[TASK] Retype the lines beneath this one, from the first through the line containing "import plotly.graph_objects as go". Pictures are left out.

[INFORMATION PROVIDED]

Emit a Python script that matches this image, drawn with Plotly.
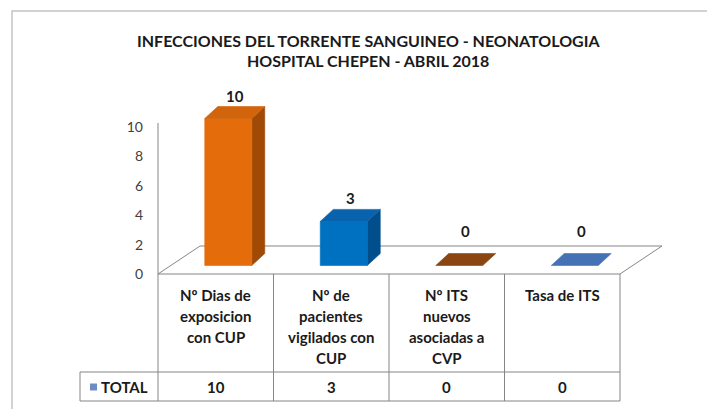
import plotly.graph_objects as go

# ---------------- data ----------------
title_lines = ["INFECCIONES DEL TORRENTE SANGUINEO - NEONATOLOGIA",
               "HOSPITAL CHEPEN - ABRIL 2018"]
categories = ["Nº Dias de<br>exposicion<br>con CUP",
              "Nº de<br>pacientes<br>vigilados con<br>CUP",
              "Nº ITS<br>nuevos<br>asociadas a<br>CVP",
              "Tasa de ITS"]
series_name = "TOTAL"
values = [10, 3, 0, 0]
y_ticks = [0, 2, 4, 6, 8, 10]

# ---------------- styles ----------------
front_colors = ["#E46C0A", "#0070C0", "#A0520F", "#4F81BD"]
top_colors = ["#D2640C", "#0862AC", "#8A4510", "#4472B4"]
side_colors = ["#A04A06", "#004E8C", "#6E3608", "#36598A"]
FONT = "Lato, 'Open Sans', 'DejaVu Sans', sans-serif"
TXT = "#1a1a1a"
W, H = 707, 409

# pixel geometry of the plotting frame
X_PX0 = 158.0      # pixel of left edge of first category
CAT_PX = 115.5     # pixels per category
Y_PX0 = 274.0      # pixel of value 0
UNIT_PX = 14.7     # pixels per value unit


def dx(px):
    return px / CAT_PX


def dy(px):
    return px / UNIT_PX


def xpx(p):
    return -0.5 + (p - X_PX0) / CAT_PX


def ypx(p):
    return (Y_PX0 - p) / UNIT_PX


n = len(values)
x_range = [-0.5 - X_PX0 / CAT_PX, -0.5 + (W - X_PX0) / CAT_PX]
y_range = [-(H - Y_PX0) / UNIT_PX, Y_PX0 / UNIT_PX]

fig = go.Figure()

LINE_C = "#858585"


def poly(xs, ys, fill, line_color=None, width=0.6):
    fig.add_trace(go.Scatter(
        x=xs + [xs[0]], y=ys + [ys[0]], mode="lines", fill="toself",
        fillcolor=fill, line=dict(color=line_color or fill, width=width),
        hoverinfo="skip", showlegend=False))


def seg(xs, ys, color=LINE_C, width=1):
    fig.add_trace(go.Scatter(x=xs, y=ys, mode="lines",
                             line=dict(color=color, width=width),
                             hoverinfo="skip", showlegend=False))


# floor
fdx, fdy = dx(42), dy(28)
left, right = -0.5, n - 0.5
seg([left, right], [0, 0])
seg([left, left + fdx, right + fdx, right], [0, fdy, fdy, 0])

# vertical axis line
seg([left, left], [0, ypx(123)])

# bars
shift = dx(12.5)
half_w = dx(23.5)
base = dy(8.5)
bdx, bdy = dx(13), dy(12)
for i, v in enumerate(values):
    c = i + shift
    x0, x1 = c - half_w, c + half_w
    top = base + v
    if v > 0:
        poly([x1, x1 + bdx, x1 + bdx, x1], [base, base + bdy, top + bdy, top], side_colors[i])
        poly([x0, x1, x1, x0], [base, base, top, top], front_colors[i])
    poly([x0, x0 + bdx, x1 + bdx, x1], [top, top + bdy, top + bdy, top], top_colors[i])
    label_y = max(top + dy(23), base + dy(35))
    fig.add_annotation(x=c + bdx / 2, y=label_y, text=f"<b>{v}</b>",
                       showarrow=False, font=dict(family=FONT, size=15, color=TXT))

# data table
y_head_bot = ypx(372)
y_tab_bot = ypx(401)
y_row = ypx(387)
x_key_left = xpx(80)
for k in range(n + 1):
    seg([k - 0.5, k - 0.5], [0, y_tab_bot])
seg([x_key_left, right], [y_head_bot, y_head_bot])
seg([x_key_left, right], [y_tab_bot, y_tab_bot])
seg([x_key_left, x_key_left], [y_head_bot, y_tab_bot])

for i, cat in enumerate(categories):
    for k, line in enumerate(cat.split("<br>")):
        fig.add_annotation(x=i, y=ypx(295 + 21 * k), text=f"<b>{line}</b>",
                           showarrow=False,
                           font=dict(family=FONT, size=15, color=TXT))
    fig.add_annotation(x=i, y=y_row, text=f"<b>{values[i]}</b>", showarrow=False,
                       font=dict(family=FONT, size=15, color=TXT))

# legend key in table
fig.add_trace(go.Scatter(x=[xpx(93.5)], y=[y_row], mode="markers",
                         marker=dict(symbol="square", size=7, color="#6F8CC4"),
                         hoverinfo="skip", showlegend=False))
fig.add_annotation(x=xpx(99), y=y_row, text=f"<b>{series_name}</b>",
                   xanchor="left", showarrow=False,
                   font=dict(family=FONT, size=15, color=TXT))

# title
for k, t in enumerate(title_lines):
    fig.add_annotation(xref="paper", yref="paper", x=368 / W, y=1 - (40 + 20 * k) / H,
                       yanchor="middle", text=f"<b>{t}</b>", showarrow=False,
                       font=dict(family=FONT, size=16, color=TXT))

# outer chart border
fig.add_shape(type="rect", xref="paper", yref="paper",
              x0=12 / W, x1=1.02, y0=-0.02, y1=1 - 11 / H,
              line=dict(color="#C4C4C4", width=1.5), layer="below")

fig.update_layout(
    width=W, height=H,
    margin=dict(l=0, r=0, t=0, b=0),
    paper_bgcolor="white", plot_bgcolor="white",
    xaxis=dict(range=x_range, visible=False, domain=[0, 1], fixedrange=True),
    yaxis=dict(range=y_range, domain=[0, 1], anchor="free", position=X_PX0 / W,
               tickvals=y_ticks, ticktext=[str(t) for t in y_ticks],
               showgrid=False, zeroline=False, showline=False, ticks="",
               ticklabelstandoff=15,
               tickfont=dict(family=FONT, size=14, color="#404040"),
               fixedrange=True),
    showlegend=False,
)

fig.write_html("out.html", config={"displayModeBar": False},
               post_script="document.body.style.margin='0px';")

[SOLUTION FOR THIS PROBLEM]
Emit a Python script that matches this image, drawn with Plotly.
import plotly.graph_objects as go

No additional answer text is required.